• **WHAT TO WORK ON**
Quote the whole listing word for word, please.
[Begin]
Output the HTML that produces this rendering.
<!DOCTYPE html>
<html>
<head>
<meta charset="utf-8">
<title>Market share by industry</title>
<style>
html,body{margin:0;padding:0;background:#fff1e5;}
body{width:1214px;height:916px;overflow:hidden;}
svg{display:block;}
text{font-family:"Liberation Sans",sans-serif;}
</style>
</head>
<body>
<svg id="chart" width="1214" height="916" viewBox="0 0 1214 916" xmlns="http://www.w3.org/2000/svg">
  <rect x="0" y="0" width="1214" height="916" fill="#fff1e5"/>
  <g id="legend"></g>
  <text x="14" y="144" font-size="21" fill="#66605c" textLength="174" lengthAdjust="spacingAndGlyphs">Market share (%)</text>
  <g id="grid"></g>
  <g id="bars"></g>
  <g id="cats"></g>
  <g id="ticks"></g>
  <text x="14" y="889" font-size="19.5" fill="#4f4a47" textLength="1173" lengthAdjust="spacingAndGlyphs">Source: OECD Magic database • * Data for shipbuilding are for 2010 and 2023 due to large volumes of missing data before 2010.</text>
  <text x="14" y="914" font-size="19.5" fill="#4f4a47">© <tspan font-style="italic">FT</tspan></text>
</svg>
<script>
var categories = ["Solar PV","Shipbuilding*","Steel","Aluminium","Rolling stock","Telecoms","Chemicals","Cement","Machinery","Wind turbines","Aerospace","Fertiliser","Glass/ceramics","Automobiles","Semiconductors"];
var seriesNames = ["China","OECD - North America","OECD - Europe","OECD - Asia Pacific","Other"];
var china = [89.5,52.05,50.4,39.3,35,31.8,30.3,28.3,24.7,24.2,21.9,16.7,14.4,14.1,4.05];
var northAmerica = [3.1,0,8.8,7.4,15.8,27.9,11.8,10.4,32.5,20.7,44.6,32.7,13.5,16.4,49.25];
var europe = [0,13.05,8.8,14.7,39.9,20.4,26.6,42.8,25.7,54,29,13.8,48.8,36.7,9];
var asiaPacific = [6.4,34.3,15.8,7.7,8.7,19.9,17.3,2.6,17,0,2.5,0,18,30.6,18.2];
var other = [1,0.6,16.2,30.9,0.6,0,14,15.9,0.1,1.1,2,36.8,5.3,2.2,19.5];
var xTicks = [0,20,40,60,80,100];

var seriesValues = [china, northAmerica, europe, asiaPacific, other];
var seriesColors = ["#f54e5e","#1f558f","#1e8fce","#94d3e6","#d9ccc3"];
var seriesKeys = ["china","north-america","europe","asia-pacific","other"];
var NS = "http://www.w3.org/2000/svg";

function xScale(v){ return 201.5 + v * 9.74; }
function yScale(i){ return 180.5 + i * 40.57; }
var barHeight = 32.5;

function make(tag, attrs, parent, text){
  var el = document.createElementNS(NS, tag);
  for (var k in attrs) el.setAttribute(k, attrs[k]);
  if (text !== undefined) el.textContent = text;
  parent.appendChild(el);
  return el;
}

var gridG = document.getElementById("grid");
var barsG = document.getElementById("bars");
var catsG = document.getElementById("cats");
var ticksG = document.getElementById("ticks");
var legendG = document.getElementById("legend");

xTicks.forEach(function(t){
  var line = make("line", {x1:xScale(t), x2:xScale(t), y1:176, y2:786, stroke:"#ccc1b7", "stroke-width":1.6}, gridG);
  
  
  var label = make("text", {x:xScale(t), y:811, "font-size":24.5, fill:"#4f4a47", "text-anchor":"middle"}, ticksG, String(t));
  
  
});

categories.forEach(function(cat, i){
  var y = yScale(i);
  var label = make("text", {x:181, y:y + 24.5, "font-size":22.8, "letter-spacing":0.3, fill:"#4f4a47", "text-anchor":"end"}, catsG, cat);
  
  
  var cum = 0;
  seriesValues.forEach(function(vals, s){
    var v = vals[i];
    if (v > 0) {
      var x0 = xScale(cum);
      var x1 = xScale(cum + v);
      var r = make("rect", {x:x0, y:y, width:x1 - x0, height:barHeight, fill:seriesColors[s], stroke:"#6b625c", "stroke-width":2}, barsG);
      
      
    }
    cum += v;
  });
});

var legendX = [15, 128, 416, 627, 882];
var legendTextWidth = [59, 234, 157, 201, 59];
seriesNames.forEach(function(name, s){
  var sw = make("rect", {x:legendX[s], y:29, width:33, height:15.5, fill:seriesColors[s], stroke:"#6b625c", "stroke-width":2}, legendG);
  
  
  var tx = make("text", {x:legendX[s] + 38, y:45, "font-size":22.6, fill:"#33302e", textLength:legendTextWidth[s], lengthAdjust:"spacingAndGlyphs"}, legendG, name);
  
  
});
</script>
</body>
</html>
[End]
• **TASK SOLUTION**
Output the HTML that produces this rendering.
<!DOCTYPE html>
<html>
<head>
<meta charset="utf-8">
<title>Market share by industry</title>
<style>
html,body{margin:0;padding:0;background:#fff1e5;}
body{width:1214px;height:916px;overflow:hidden;}
svg{display:block;}
text{font-family:"Liberation Sans",sans-serif;}
</style>
</head>
<body>
<svg id="chart" width="1214" height="916" viewBox="0 0 1214 916" xmlns="http://www.w3.org/2000/svg">
  <rect x="0" y="0" width="1214" height="916" fill="#fff1e5"/>
  <g id="legend"></g>
  <text x="14" y="144" font-size="21" fill="#66605c" textLength="174" lengthAdjust="spacingAndGlyphs">Market share (%)</text>
  <g id="grid"></g>
  <g id="bars"></g>
  <g id="cats"></g>
  <g id="ticks"></g>
  <text x="14" y="889" font-size="19.5" fill="#4f4a47" textLength="1173" lengthAdjust="spacingAndGlyphs">Source: OECD Magic database • * Data for shipbuilding are for 2010 and 2023 due to large volumes of missing data before 2010.</text>
  <text x="14" y="914" font-size="19.5" fill="#4f4a47">© <tspan font-style="italic">FT</tspan></text>
</svg>
<script>
var categories = ["Solar PV","Shipbuilding*","Steel","Aluminium","Rolling stock","Telecoms","Chemicals","Cement","Machinery","Wind turbines","Aerospace","Fertiliser","Glass/ceramics","Automobiles","Semiconductors"];
var seriesNames = ["China","OECD - North America","OECD - Europe","OECD - Asia Pacific","Other"];
var china = [89.5,52.05,50.4,39.3,35,31.8,30.3,28.3,24.7,24.2,21.9,16.7,14.4,14.1,4.05];
var northAmerica = [3.1,0,8.8,7.4,15.8,27.9,11.8,10.4,32.5,20.7,44.6,32.7,13.5,16.4,49.25];
var europe = [0,13.05,8.8,14.7,39.9,20.4,26.6,42.8,25.7,54,29,13.8,48.8,36.7,9];
var asiaPacific = [6.4,34.3,15.8,7.7,8.7,19.9,17.3,2.6,17,0,2.5,0,18,30.6,18.2];
var other = [1,0.6,16.2,30.9,0.6,0,14,15.9,0.1,1.1,2,36.8,5.3,2.2,19.5];
var xTicks = [0,20,40,60,80,100];

var seriesValues = [china, northAmerica, europe, asiaPacific, other];
var seriesColors = ["#f54e5e","#1f558f","#1e8fce","#94d3e6","#d9ccc3"];
var seriesKeys = ["china","north-america","europe","asia-pacific","other"];
var NS = "http://www.w3.org/2000/svg";

function xScale(v){ return 201.5 + v * 9.74; }
function yScale(i){ return 180.5 + i * 40.57; }
var barHeight = 32.5;

function make(tag, attrs, parent, text){
  var el = document.createElementNS(NS, tag);
  for (var k in attrs) el.setAttribute(k, attrs[k]);
  if (text !== undefined) el.textContent = text;
  parent.appendChild(el);
  return el;
}

var gridG = document.getElementById("grid");
var barsG = document.getElementById("bars");
var catsG = document.getElementById("cats");
var ticksG = document.getElementById("ticks");
var legendG = document.getElementById("legend");

xTicks.forEach(function(t){
  var line = make("line", {x1:xScale(t), x2:xScale(t), y1:176, y2:786, stroke:"#ccc1b7", "stroke-width":1.6}, gridG);
  
  
  var label = make("text", {x:xScale(t), y:811, "font-size":24.5, fill:"#4f4a47", "text-anchor":"middle"}, ticksG, String(t));
  
  
});

categories.forEach(function(cat, i){
  var y = yScale(i);
  var label = make("text", {x:181, y:y + 24.5, "font-size":22.8, "letter-spacing":0.3, fill:"#4f4a47", "text-anchor":"end"}, catsG, cat);
  
  
  var cum = 0;
  seriesValues.forEach(function(vals, s){
    var v = vals[i];
    if (v > 0) {
      var x0 = xScale(cum);
      var x1 = xScale(cum + v);
      var r = make("rect", {x:x0, y:y, width:x1 - x0, height:barHeight, fill:seriesColors[s], stroke:"#6b625c", "stroke-width":2}, barsG);
      
      
    }
    cum += v;
  });
});

var legendX = [15, 128, 416, 627, 882];
var legendTextWidth = [59, 234, 157, 201, 59];
seriesNames.forEach(function(name, s){
  var sw = make("rect", {x:legendX[s], y:29, width:33, height:15.5, fill:seriesColors[s], stroke:"#6b625c", "stroke-width":2}, legendG);
  
  
  var tx = make("text", {x:legendX[s] + 38, y:45, "font-size":22.6, fill:"#33302e", textLength:legendTextWidth[s], lengthAdjust:"spacingAndGlyphs"}, legendG, name);
  
  
});
</script>
</body>
</html>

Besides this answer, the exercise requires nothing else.